Code that draws figures:
┌──
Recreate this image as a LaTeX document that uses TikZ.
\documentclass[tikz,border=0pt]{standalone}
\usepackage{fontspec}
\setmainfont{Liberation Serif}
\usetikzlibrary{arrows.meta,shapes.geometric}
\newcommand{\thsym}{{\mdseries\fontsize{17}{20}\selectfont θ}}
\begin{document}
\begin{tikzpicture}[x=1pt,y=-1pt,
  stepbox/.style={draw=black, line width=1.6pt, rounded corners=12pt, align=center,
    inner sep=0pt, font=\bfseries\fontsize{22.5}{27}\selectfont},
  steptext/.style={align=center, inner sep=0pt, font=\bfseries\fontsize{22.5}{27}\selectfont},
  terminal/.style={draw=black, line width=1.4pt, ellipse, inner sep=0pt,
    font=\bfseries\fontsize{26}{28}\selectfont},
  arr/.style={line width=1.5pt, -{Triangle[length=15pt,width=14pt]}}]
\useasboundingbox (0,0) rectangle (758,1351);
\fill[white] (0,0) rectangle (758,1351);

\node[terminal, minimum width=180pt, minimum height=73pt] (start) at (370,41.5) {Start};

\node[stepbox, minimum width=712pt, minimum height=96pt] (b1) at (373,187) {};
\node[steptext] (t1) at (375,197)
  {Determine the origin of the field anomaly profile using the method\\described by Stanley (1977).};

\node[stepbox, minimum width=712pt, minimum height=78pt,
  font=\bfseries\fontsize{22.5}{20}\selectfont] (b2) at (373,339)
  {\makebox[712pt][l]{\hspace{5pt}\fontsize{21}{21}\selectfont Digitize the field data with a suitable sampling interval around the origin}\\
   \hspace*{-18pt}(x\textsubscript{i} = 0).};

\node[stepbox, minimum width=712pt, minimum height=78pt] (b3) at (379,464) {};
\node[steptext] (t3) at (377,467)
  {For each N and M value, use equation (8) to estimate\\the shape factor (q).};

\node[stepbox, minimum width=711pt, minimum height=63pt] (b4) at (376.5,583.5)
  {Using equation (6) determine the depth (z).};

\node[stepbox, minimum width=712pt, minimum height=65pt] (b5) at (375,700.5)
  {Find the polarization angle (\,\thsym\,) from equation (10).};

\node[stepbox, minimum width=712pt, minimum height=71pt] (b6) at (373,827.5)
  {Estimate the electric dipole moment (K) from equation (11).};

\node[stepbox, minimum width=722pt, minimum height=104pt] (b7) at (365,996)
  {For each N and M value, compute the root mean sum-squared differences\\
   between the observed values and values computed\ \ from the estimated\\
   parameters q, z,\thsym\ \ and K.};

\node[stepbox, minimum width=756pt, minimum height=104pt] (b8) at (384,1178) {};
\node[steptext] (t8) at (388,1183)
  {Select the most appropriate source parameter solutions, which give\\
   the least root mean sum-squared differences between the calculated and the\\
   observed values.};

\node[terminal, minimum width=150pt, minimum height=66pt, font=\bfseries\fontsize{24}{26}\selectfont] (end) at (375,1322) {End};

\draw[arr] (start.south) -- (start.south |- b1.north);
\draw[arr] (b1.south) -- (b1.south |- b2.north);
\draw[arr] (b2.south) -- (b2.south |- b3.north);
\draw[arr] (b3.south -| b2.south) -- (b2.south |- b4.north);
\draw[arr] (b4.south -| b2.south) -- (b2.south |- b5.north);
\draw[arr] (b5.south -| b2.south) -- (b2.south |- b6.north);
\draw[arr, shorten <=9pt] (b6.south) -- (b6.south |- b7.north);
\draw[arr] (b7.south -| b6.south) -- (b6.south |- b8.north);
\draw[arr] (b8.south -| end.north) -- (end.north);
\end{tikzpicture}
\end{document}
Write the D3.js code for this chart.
└──
Copy, from the material, each line that holds the string "this".

▶ [Right answer]:
Recreate this image as a LaTeX document that uses TikZ.
Write the D3.js code for this chart.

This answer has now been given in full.